■ **Task requirements**: Return every line of the data below that includes the string "with".

** Start Entries provided **

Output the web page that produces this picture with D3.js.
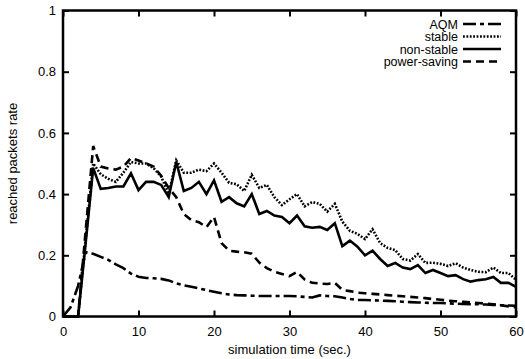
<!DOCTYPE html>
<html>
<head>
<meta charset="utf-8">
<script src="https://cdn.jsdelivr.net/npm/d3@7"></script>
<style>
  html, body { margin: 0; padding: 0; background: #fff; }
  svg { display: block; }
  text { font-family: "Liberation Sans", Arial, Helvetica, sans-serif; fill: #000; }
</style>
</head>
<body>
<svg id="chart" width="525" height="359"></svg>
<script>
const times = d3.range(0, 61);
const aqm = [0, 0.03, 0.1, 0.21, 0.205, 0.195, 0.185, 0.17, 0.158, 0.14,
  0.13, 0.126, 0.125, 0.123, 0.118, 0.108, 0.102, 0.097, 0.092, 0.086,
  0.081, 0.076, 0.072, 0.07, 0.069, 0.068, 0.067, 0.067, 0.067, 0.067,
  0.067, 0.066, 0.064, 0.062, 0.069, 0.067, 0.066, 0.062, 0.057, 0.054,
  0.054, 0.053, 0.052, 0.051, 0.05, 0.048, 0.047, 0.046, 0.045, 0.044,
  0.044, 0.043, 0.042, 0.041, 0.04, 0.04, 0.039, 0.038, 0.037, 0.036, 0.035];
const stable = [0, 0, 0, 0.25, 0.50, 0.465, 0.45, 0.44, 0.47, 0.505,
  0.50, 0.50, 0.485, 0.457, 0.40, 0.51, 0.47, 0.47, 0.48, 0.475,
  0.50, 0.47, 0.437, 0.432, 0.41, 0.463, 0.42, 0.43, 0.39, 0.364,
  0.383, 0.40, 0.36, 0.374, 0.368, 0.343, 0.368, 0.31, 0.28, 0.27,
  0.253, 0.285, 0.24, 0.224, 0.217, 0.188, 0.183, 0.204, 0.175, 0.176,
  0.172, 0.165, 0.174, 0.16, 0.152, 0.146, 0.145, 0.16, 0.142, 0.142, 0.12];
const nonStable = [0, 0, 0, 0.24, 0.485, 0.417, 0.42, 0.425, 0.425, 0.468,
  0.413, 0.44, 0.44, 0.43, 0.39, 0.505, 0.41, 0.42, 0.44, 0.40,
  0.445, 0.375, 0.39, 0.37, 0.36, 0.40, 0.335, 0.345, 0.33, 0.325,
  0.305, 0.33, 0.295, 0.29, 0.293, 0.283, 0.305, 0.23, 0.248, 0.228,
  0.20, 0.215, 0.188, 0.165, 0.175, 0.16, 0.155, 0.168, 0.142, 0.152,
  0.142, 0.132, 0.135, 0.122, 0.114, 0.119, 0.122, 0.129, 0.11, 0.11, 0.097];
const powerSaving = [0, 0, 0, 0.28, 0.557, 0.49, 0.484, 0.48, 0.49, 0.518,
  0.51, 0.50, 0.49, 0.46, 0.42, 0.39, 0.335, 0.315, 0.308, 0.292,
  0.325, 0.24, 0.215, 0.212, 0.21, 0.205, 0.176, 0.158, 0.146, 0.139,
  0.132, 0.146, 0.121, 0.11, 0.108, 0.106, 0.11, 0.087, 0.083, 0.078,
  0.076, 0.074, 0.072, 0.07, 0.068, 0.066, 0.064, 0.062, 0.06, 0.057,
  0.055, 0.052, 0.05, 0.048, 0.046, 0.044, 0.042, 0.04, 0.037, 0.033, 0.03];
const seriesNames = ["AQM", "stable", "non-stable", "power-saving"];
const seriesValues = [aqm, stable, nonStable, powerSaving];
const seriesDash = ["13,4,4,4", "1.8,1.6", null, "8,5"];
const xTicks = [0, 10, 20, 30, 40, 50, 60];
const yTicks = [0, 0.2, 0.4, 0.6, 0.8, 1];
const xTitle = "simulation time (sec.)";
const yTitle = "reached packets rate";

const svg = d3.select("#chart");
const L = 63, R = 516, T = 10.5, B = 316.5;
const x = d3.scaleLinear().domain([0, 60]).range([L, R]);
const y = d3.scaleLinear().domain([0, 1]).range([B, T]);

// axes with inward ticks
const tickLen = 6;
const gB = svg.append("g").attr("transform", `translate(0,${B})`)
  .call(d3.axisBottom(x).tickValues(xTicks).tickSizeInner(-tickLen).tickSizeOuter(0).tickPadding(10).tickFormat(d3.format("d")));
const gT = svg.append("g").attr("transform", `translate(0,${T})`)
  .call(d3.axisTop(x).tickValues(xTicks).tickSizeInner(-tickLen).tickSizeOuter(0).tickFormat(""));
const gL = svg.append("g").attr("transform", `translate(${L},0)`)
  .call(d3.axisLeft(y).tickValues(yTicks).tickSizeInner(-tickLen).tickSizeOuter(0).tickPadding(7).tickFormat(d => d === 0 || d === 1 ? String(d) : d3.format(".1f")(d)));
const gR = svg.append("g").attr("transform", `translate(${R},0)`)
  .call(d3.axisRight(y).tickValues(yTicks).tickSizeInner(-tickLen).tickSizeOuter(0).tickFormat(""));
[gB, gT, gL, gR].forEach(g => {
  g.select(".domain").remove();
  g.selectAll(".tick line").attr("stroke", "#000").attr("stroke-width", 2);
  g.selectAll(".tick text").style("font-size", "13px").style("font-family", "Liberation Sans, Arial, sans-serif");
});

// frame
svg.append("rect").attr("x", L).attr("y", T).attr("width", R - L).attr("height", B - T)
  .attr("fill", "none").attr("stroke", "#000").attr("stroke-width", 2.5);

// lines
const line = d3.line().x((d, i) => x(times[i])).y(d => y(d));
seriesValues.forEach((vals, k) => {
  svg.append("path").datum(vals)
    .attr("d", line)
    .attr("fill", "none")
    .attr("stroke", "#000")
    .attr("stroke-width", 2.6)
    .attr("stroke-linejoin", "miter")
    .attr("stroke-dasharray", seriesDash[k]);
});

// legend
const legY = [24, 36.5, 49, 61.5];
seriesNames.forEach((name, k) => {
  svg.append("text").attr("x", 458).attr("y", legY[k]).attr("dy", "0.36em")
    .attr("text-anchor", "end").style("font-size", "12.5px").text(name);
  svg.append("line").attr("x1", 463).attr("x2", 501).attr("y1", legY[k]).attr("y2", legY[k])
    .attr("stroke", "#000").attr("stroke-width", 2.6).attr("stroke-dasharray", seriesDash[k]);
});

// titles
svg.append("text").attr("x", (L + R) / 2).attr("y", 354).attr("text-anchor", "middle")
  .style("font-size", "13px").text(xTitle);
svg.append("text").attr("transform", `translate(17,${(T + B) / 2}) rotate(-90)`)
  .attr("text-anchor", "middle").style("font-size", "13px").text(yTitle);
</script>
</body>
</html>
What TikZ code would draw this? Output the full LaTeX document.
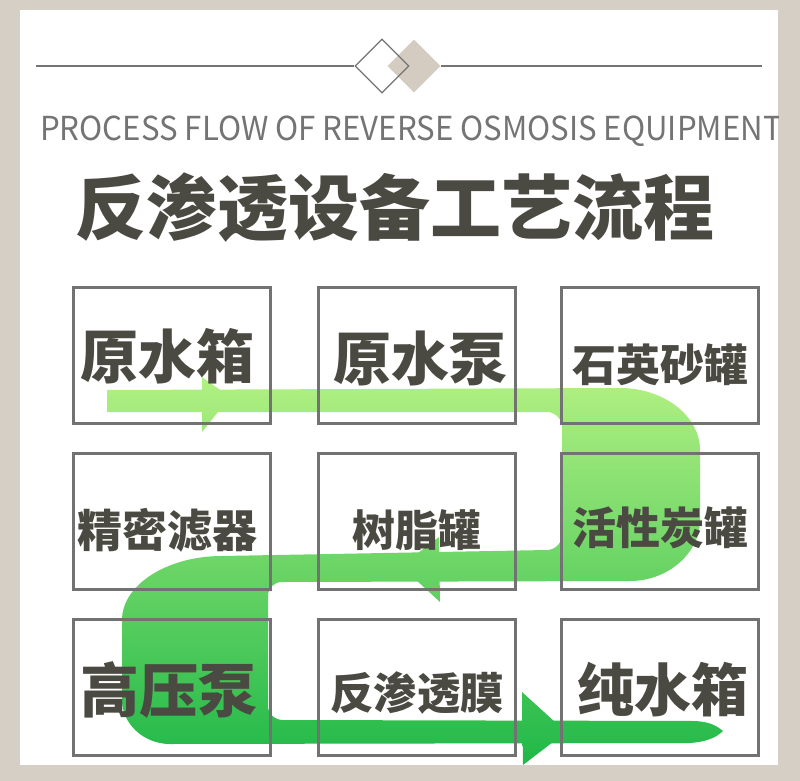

** End Entries provided **

■ **Right answer**:
Output the web page that produces this picture with D3.js.
// axes with inward ticks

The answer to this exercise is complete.